May 10, 2023
Not Falling for the Ploy
“But Jesus stooped down and with His finger wrote on the ground. But when they persisted in asking Him, He straightened up, and said to them, ‘He who is without sin among you, let him be the first to throw a stone at her.’ Again He stooped down and wrote on the ground. When they heard it, they began to go out one by one, beginning with the older ones, and He was left alone, and the woman, where she was, in the center of the court.” John 8:6b-9 (NASB)
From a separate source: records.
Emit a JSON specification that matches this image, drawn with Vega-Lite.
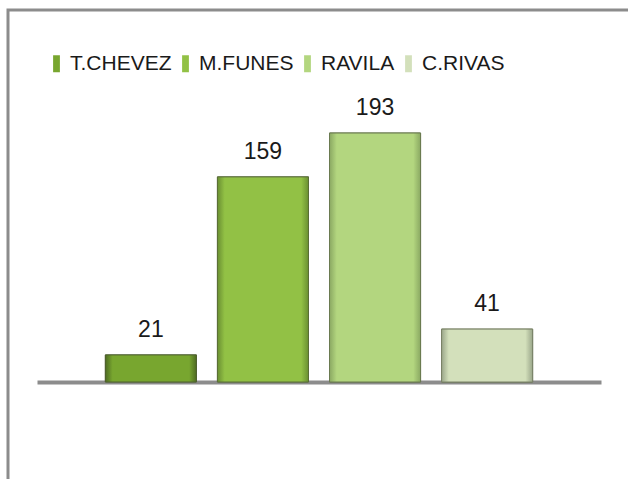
{
  "$schema": "https://vega.github.io/schema/vega-lite/v6.json",
  "autosize": "none",
  "width": 640,
  "height": 490,
  "padding": {"left": 8, "top": 10, "right": 0, "bottom": 0},
  "background": "white",
  "config": {
    "view": {"stroke": "#8c8c8c", "strokeWidth": 3},
    "font": "Liberation Sans"
  },
  "data": {
    "values": [
      {"nombre": "T.CHEVEZ", "valor": 21},
      {"nombre": "M.FUNES", "valor": 159},
      {"nombre": "RAVILA", "valor": 193},
      {"nombre": "C.RIVAS", "valor": 41}
    ]
  },
  "encoding": {
    "x": {
      "field": "nombre",
      "type": "nominal",
      "sort": null,
      "scale": {"domain": ["T.CHEVEZ", "M.FUNES", "RAVILA", "C.RIVAS"], "range": [29, 593], "paddingInner": 0.1875, "paddingOuter": 0.61},
      "axis": {
        "title": null,
        "labels": false,
        "ticks": false,
        "offset": -118,
        "domainColor": "#8c8c8c",
        "domainWidth": 4,
        "grid": false
      }
    },
    "y": {
      "field": "valor",
      "type": "quantitative",
      "scale": {"domain": [0, 200], "range": [372, 114], "nice": false, "zero": true},
      "axis": null
    }
  },
  "layer": [
    {
      "mark": {"type": "bar", "stroke": "#5f6e45", "strokeWidth": 1},
      "encoding": {
        "color": {
          "field": "nombre",
          "type": "nominal",
          "sort": null,
          "scale": {
            "domain": ["T.CHEVEZ", "M.FUNES", "RAVILA", "C.RIVAS"],
            "range": ["#78a62f", "#92c145", "#b3d67f", "#d3e0bb"]
          },
          "legend": {
            "orient": "none",
            "legendX": 38,
            "legendY": 43,
            "direction": "horizontal",
            "columns": 4,
            "title": null,
            "columnPadding": 3,
            "symbolType": "M-0.4,-1H0.4V1H-0.4Z",
            "symbolSize": 289,
            "symbolStrokeWidth": 0,
            "symbolOpacity": 1,
            "labelFont": "Liberation Sans",
            "labelFontSize": 21,
            "labelColor": "#1a1a1a",
            "labelOffset": 3
          }
        }
      }
    },
    {
      "transform": [{"filter": "datum.nombre === 'T.CHEVEZ'"}],
      "mark": {"type": "bar", "stroke": "#4f6030", "strokeWidth": 1, "color": {"gradient": "linear", "x1": 0, "y1": 0, "x2": 1, "y2": 0, "stops": [{"offset": 0, "color": "#4e6b22"}, {"offset": 0.08, "color": "#78a62f"}, {"offset": 0.92, "color": "#78a62f"}, {"offset": 1, "color": "#4e6b22"}]}}
    },
    {
      "transform": [{"filter": "datum.nombre === 'M.FUNES'"}],
      "mark": {"type": "bar", "stroke": "#5a6e38", "strokeWidth": 1, "color": {"gradient": "linear", "x1": 0, "y1": 0, "x2": 1, "y2": 0, "stops": [{"offset": 0, "color": "#6a8f32"}, {"offset": 0.08, "color": "#92c145"}, {"offset": 0.92, "color": "#92c145"}, {"offset": 1, "color": "#6a8f32"}]}}
    },
    {
      "transform": [{"filter": "datum.nombre === 'RAVILA'"}],
      "mark": {"type": "bar", "stroke": "#6a7a50", "strokeWidth": 1, "color": {"gradient": "linear", "x1": 0, "y1": 0, "x2": 1, "y2": 0, "stops": [{"offset": 0, "color": "#8aa862"}, {"offset": 0.08, "color": "#b3d67f"}, {"offset": 0.92, "color": "#b3d67f"}, {"offset": 1, "color": "#8aa862"}]}}
    },
    {
      "transform": [{"filter": "datum.nombre === 'C.RIVAS'"}],
      "mark": {"type": "bar", "stroke": "#7a8268", "strokeWidth": 1, "color": {"gradient": "linear", "x1": 0, "y1": 0, "x2": 1, "y2": 0, "stops": [{"offset": 0, "color": "#9aa68a"}, {"offset": 0.08, "color": "#d3e0bb"}, {"offset": 0.92, "color": "#d3e0bb"}, {"offset": 1, "color": "#9aa68a"}]}}
    },
    {
      "mark": {"type": "text", "baseline": "bottom", "dy": -13, "fontSize": 23, "font": "Liberation Sans", "color": "#1a1a1a"},
      "encoding": {"text": {"field": "valor", "type": "quantitative"}}
    }
  ]
}
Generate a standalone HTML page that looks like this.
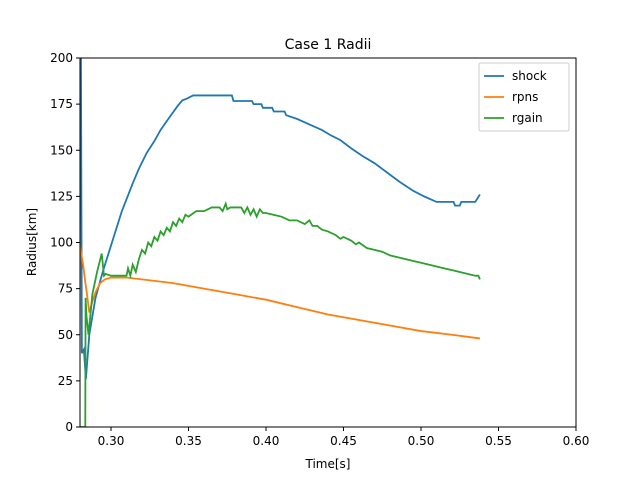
<!DOCTYPE html>
<html><head><meta charset="utf-8"><style>
body{margin:0;background:#fff}
svg{display:block;font-family:"DejaVu Sans","Liberation Sans",sans-serif}
</style></head><body>
<svg id="chart" width="640" height="480" viewBox="0 0 640 480">
<rect width="640" height="480" fill="#fff"/>
<text x="328" y="49" font-size="14" text-anchor="middle">Case 1 Radii</text>
<g id="plot"></g>
<g id="axes"></g>
<text x="328" y="468" font-size="12" text-anchor="middle">Time[s]</text>
<text transform="translate(36,242) rotate(-90)" font-size="12" text-anchor="middle">Radius[km]</text>
<g>
<rect x="479" y="63" width="90" height="68" rx="2" fill="#fff" fill-opacity="0.8" stroke="#ccc"/>
<line x1="484" y1="76" x2="504" y2="76" stroke="#1f77b4" stroke-width="1.8"/>
<text x="512" y="80" font-size="12">shock</text>
<line x1="484" y1="97" x2="504" y2="97" stroke="#ff7f0e" stroke-width="1.8"/>
<text x="512" y="101" font-size="12">rpns</text>
<line x1="484" y1="118" x2="504" y2="118" stroke="#2ca02c" stroke-width="1.8"/>
<text x="512" y="122" font-size="12">rgain</text>
</g>
</svg>
<script>
const xTicks=[0.30,0.35,0.40,0.45,0.50,0.55,0.60];
const xTickLabels=["0.30","0.35","0.40","0.45","0.50","0.55","0.60"];
const yTicks=[0,25,50,75,100,125,150,175,200];
const shockT=[0.2805,0.2812,0.2825,0.2838,0.286,0.290,0.295,0.301,0.307,0.314,0.318,0.323,0.328,0.332,0.337,0.343,0.346,0.349,0.353,0.365,0.378,0.379,0.391,0.392,0.397,0.398,0.404,0.405,0.412,0.413,0.420,0.428,0.436,0.442,0.448,0.455,0.462,0.470,0.478,0.486,0.495,0.502,0.510,0.521,0.522,0.525,0.526,0.535,0.538];
const shockR=[230,40,42,26,50,70,85,101,117,132,140,148.5,155,161,167,174,177,178,179.7,179.7,179.7,176.7,176.7,175,175,173,173,171,171,169,167,164,161,158,155.5,151,147,143,138,133,128,125,122,122,120,120,122,122,126];
const rpnsT=[0.280,0.282,0.2835,0.2845,0.286,0.288,0.290,0.293,0.296,0.300,0.310,0.320,0.340,0.360,0.380,0.400,0.420,0.440,0.460,0.480,0.500,0.520,0.538];
const rpnsR=[98,88,78,72,62,68,73,78,80,81,81,80,78,75,72,69,65,61,58,55,52,50,48];
const gainT=[0.2800,0.2834,0.2836,0.2842,0.2855,0.288,0.291,0.294,0.2955,0.2965,0.300,0.305,0.310,0.311,0.3125,0.314,0.316,0.318,0.320,0.322,0.324,0.326,0.328,0.330,0.332,0.334,0.336,0.338,0.340,0.342,0.344,0.346,0.348,0.350,0.355,0.360,0.365,0.370,0.372,0.374,0.375,0.377,0.380,0.384,0.386,0.388,0.390,0.392,0.394,0.396,0.398,0.400,0.405,0.410,0.415,0.420,0.425,0.428,0.430,0.433,0.436,0.440,0.445,0.448,0.450,0.455,0.458,0.460,0.465,0.470,0.475,0.480,0.485,0.490,0.495,0.500,0.505,0.510,0.515,0.520,0.525,0.530,0.535,0.537,0.538];
const gainR=[0,0,70,60,50,72,84,94,82,83,82,82,82,86,82,88,84,91,96,94,100,98,103,101,106,104,108,106,111,109,113,111,115,114,117,117,119,119,117,121,118,119,119,119,116,119,115,118,114,118,116,116,115,114,112,112,110,112,109,109,107,106,104,102,103,101,99,100,97,96,95,93,92,91,90,89,88,87,86,85,84,83,82,82,80];
const L=80,R=576,T=58,B=427,X0=0.28,X1=0.60,Y0=0,Y1=200;
const xs=v=>L+(v-X0)/(X1-X0)*(R-L);
const ys=v=>B-(v-Y0)/(Y1-Y0)*(B-T);
const NS="http://www.w3.org/2000/svg";
const plot=document.getElementById('plot'),axes=document.getElementById('axes');
function mk(t,a,p){const e=document.createElementNS(NS,t);for(const k in a)e.setAttribute(k,a[k]);p.appendChild(e);return e;}
const defs=mk('defs',{},plot);const cp=mk('clipPath',{id:'c'},defs);mk('rect',{x:L,y:T,width:R-L,height:B-T},cp);
function series(tx,ry,color,name){
 const d=tx.map((t,i)=>(i?'L':'M')+xs(t).toFixed(2)+','+ys(ry[i]).toFixed(2)).join('');
 const p=mk('path',{d:d,fill:'none',stroke:color,'stroke-width':1.8,'clip-path':'url(#c)'},plot);
 
 
}
series(shockT,shockR,'#1f77b4','shock-line');
series(rpnsT,rpnsR,'#ff7f0e','rpns-line');
series(gainT,gainR,'#2ca02c','rgain-line');
mk('rect',{x:L,y:T,width:R-L,height:B-T,fill:'none',stroke:'#000','stroke-width':1},axes);
xTicks.forEach((v,i)=>{const x=xs(v);mk('line',{x1:x,y1:B,x2:x,y2:B+4,stroke:'#000'},axes);
 const t=mk('text',{x:x,y:B+18,'font-size':12,'text-anchor':'middle'},axes);t.textContent=xTickLabels[i];
 
 });
yTicks.forEach(v=>{const y=ys(v);mk('line',{x1:L-4,y1:y,x2:L,y2:y,stroke:'#000'},axes);
 const t=mk('text',{x:L-7,y:y+4,'font-size':12,'text-anchor':'end'},axes);t.textContent=v;
 
 });
</script>
</body></html>
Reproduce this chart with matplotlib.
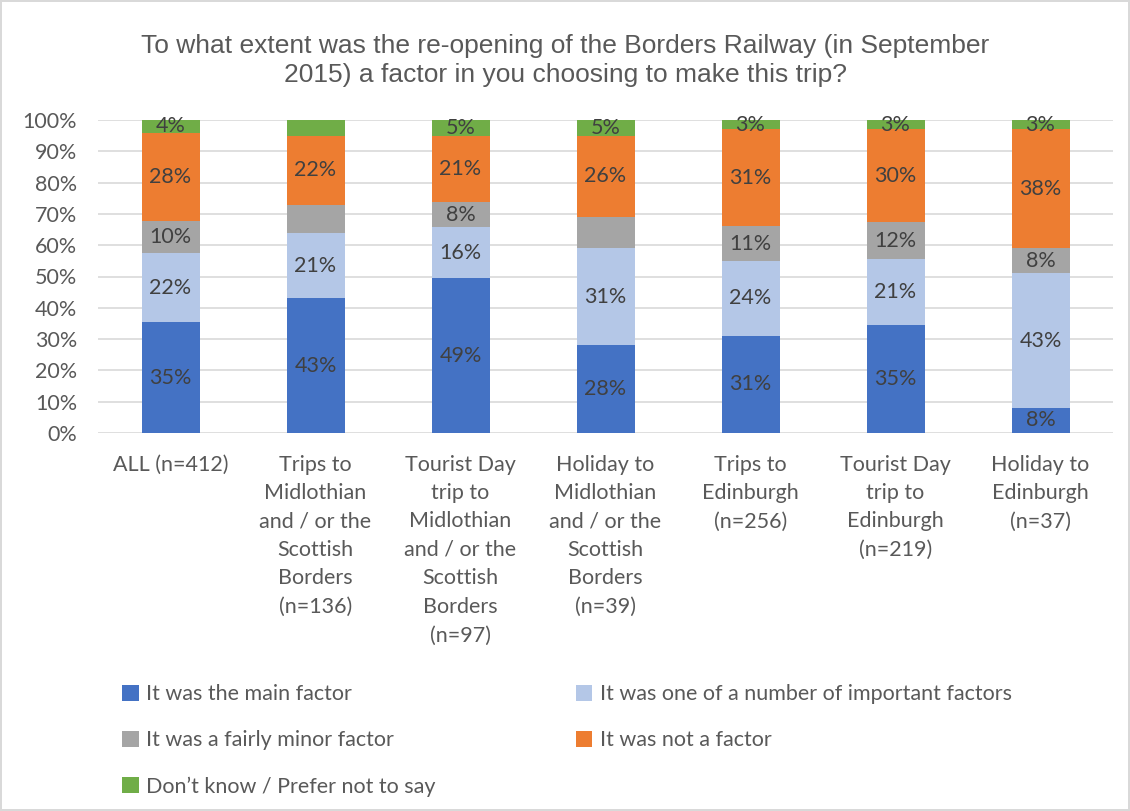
import matplotlib.pyplot as plt
import numpy as np

categories = [
    "ALL (n=412)",
    "Trips to\nMidlothian\nand / or the\nScottish\nBorders\n(n=136)",
    "Tourist Day\ntrip to\nMidlothian\nand / or the\nScottish\nBorders\n(n=97)",
    "Holiday to\nMidlothian\nand / or the\nScottish\nBorders\n(n=39)",
    "Trips to\nEdinburgh\n(n=256)",
    "Tourist Day\ntrip to\nEdinburgh\n(n=219)",
    "Holiday to\nEdinburgh\n(n=37)",
]
series = [
    "It was the main factor",
    "It was one of a number of important factors",
    "It was a fairly minor factor",
    "It was not a factor",
    "Don\u2019t know / Prefer not to say",
]
main_factor = [35, 43, 49, 28, 31, 35, 8]
important = [22, 21, 16, 31, 24, 21, 43]
minor = [10, 9, 8, 10, 11, 12, 8]
not_factor = [28, 22, 21, 26, 31, 30, 38]
dont_know = [4, 5, 5, 5, 3, 3, 3]
# segments whose data label is not shown in the original
hidden = {(2, 1), (4, 1), (2, 3)}

colors = ["#4472C4", "#B4C7E7", "#A5A5A5", "#ED7D31", "#70AD47"]

plt.rcParams['font.family'] = ['Lato', 'DejaVu Sans']
FS = 15.5

fig = plt.figure(figsize=(11.3, 8.11), dpi=100)
fig.patch.set_edgecolor('#d9d9d9')
fig.patch.set_linewidth(1.5)
ax = fig.add_axes([98 / 1130, 1 - 433 / 811, (1113 - 98) / 1130, (433 - 120) / 811])

x = np.arange(len(categories))
data = [main_factor, important, minor, not_factor, dont_know]
tot = np.sum(np.array(data, dtype=float), axis=0)
bottom = np.zeros(len(categories))
handles = []
for i, (vals, name, c) in enumerate(zip(data, series, colors)):
    vals = np.array(vals, dtype=float)
    v = vals / tot * 100
    b = ax.bar(x, v, 0.4, bottom=bottom, color=c, label=name, zorder=2)
    handles.append(b)
    for j in range(len(categories)):
        if (i, j) in hidden:
            continue
        ax.text(x[j], bottom[j] + v[j] / 2, f"{vals[j]:.0f}%", ha='center', va='center',
                fontsize=FS, color='#404040', zorder=3)
    bottom += v

ax.set_ylim(0, 100)
ax.set_xlim(-0.5, len(categories) - 0.5)
ax.set_yticks(range(0, 101, 10))
ax.set_yticklabels([f"{t}%" for t in range(0, 101, 10)], fontsize=FS, color='#595959')
ax.set_xticks(x)
ax.set_xticklabels(categories, fontsize=FS, color='#595959', va='top', linespacing=1.53)
ax.tick_params(length=0)
ax.tick_params(axis='x', pad=15.5)
ax.tick_params(axis='y', pad=15)
ax.grid(axis='y', color='#d9d9d9', linewidth=1.2, zorder=0)
for s in ax.spines.values():
    s.set_visible(False)

fig.text(0.5, 0.958, "To what extent was the re-opening of the Borders Railway (in September\n2015) a factor in you choosing to make this trip?",
         ha='center', va='top', fontsize=19, color='#595959', family='Liberation Sans', linespacing=1.24)

order = [0, 2, 4, 1, 3]
fig.legend(handles=[handles[k] for k in order], labels=[series[k] for k in order],
           loc='upper left', bbox_to_anchor=(103 / 1130, 1 - 665 / 811),
           ncol=2, frameon=False, fontsize=FS, labelcolor='#595959', handlelength=0.75, handleheight=0.75,
           handletextpad=0.35, columnspacing=6.52, labelspacing=1.21)

fig.savefig("out.png", dpi=100)
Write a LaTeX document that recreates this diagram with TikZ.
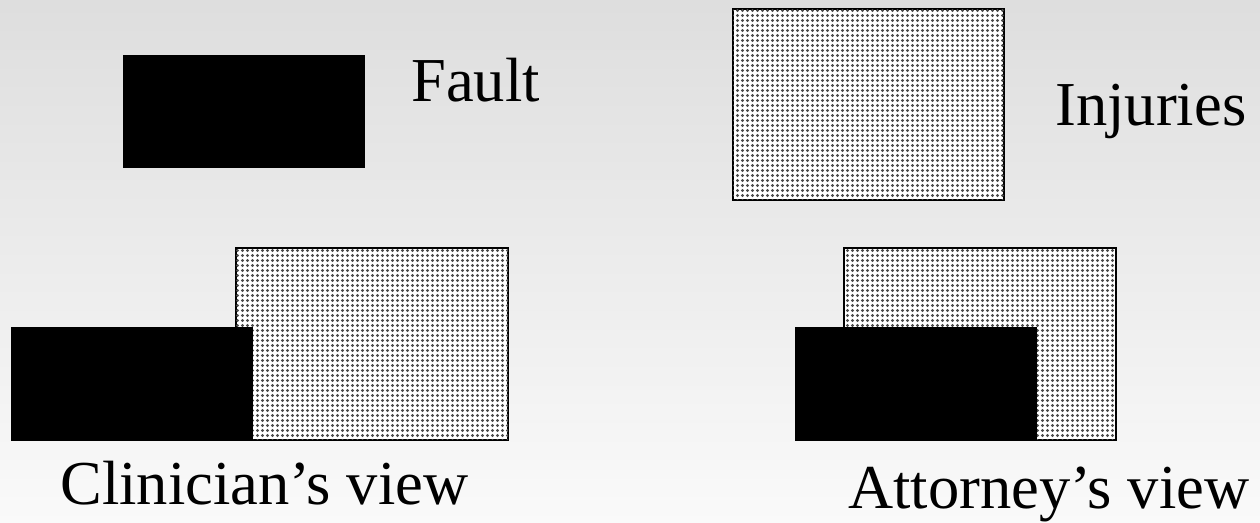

While testifying in court cases, many times under cross-examination, attorneys try to invoke responses so the testifier will say things which can be misconstrued. They rush the testifier to make sudden responses. This is so they can disqualify the person as a good witness. While preparing for a trial many years ago, the State Attorney helped prepare me for the cross-examination. He said when the defense attorney began to rush me, to take my time, and pause before speaking. I tried it in the court room that day. The defense attorney acted as he said, trying to invoke a rushed response. I paused for a few seconds before answering. This made the defense attorney angry. He couldn’t provoke the response. This also helped me in the future to avoid hasty responses in everyday life. Pause and think before you speak. But be sure of one thing, the enemy never likes it when we pause and ask God what He thinks. He is provoking a response.
“But Jesus stooped down and with His finger wrote on the ground…” “Again He stooped down and wrote on the ground.” Note, Jesus only responded once to two inquiries. Calvin says, “For Christ rather intended, by doing nothing, to show how unworthy they were of being heard; just as if any person, while another was speaking to him, were to draw lines on the wall, or to turn his back, or to show, by any other sign, that he was not attending to what was said. Thus in the present day, when Satan attempts, by various methods, to draw us aside from the right way of teaching, we ought disdainfully to pass by many things which he holds out to us.”[1] The application? Ignore the enemy’s attempts to draw you into a foolish response. Jesus used the writing on the ground as time to prepare His statement. No one knows what Jesus was writing on the ground either time. Clearly Jesus would not consider what the enemy was tempting Him to do. Jesus already passed this test when He went into the wilderness where Satan tempted Him; and Jesus won that encounter.
Jesus responded, “He who is without sin among you, let him be the first to throw a stone at her.” Jesus addressed the foolish lures. His words cut to the heart, “He who is without sin among you, let him be the first to throw a stone at her.” “According to the teaching of Deuteronomy 17:6–7, a person could not be given the death penalty apart from the testimony of two or three witnesses. The witnesses themselves were to throw the first stones at the condemned person.”[2] I doubt there were people that day who saw her in adultery. It was another ploy by the enemies of Jesus, and He didn’t fall for it. This is a lesson for each of us today. We should check our own closet, before we decide a person’s guilt, or we too might find ourselves at the bottom of a rock pile by someone else casting stones at us. Learn to extend grace to those who need it.
[1] John Calvin and William Pringle, Commentary on the Gospel according to John, vol. 1 (Bellingham, WA: Logos Bible Software, 2010), 319–320.
[2] Barclay Moon Newman and Eugene Albert Nida, A Handbook on the Gospel of John, UBS Handbook Series (New York: United Bible Societies, 1993), 261.